Anyway, explicit is better than implicit so I vote against a default
mode. Added plus: prevents flame wars about what default is best.
Huh, what?
$ node
> 0x10
16
> 010
8
> 10
10
$ node -v
v0.4.9-pre
Okay, wow. I must have totally botched that up when I double-checked. Maybe I'm thinking of strict mode and just blew my own testing.
So sorry about that!
Octal support using a leading zero was dropped for ECMAScript 5 strict mode.
On Thu, Jun 23, 2011 at 20:51, Matt <hel...@gmail.com> wrote:I assume you know and understand that the umask is not the file
> To be fair, there's no reason mkdir couldn't call getumask(3).
permissions but is *applied* to the file permissions (think: mode &=
~umask) and that mkdir(2) applies it anyway
I keep meaning to split that out into a separate module like I did
with rimraf. It should be very extractable.
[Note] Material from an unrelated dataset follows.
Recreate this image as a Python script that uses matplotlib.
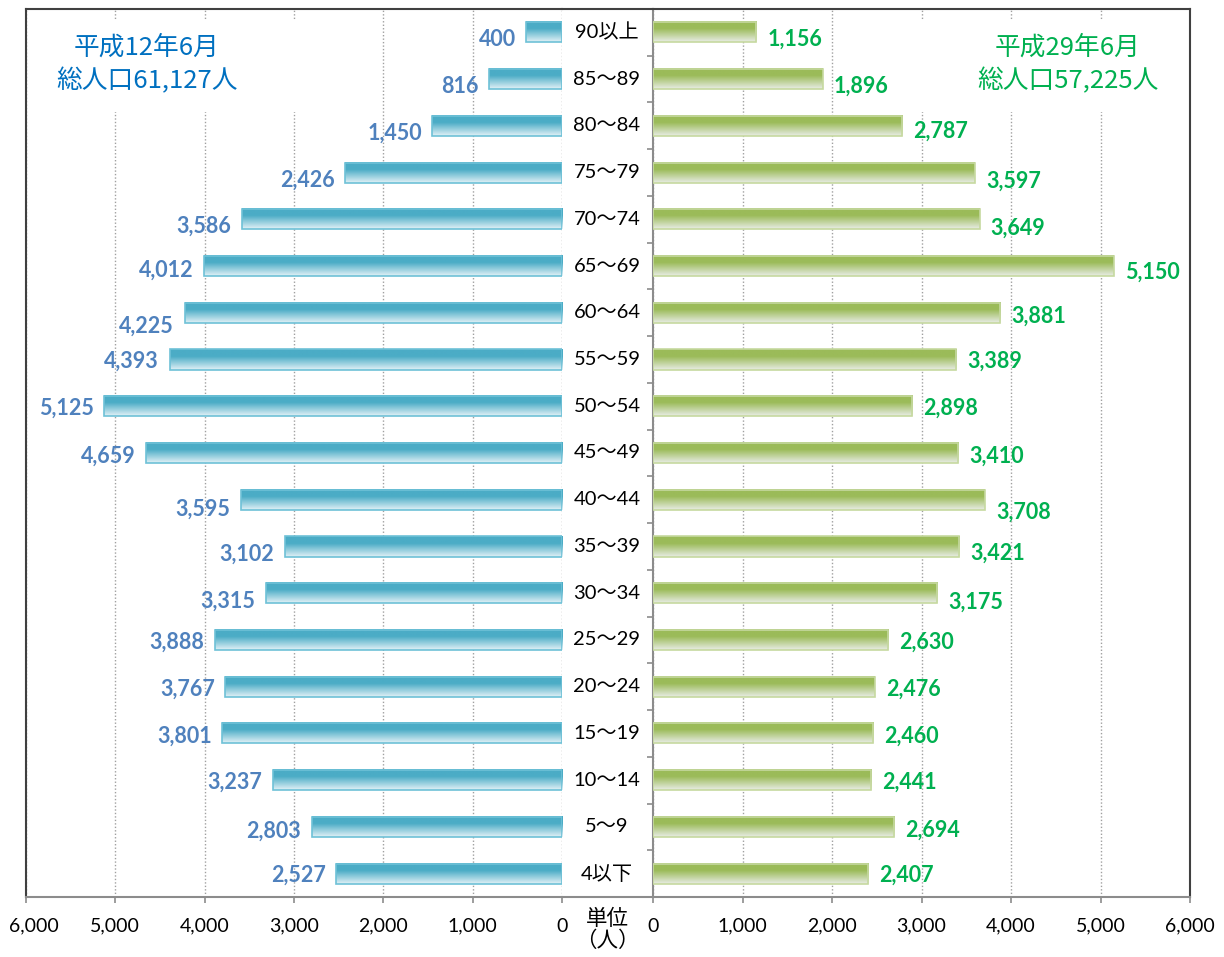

The blocking issue, as with rimraf, is that npm actually has a need
for a pretty fancy "make a bunch of directories" utility, quite above
and beyond what mkdir(1) implements. It also sets ownership, and
mode, and can default the ownership/mode to that of the closest
existing parent, and so on. While it would probably be handy to put
all these features in a standalone mkdir util, I haven't come up with
a nice API for it, so it remains buried in npm's guts.
With rimraf, I just stripped out all the fancier features from npm's
rm-rf.js module, which is tweaked to tell you which things could not
be removed on process exit, so that you can clean up manually if
necessary. I'm not super happy with this; it would be better to have
npm use the "actual" rimraf module, and extend rimraf to do what npm
needs. If it's not meeting my needs, then it's probably also not
meeting someone else's.
Re: fs.is{Read,Writ,Execut}able{,Sync}(path[, cb])
Planned. Not yet done. Will be in 0.5.
https://github.com/joyent/node/issues/879
Here's some code to use for now: https://gist.github.com/841992
All of node's fs functions that take integers to specify modes also
take octal strings. So, for example, fs.mkdir(somePath, "0755", cb)
is fine.
--
Re: npm's mkdir-p
I keep meaning to split that out into a separate module like I did
with rimraf. It should be very extractable.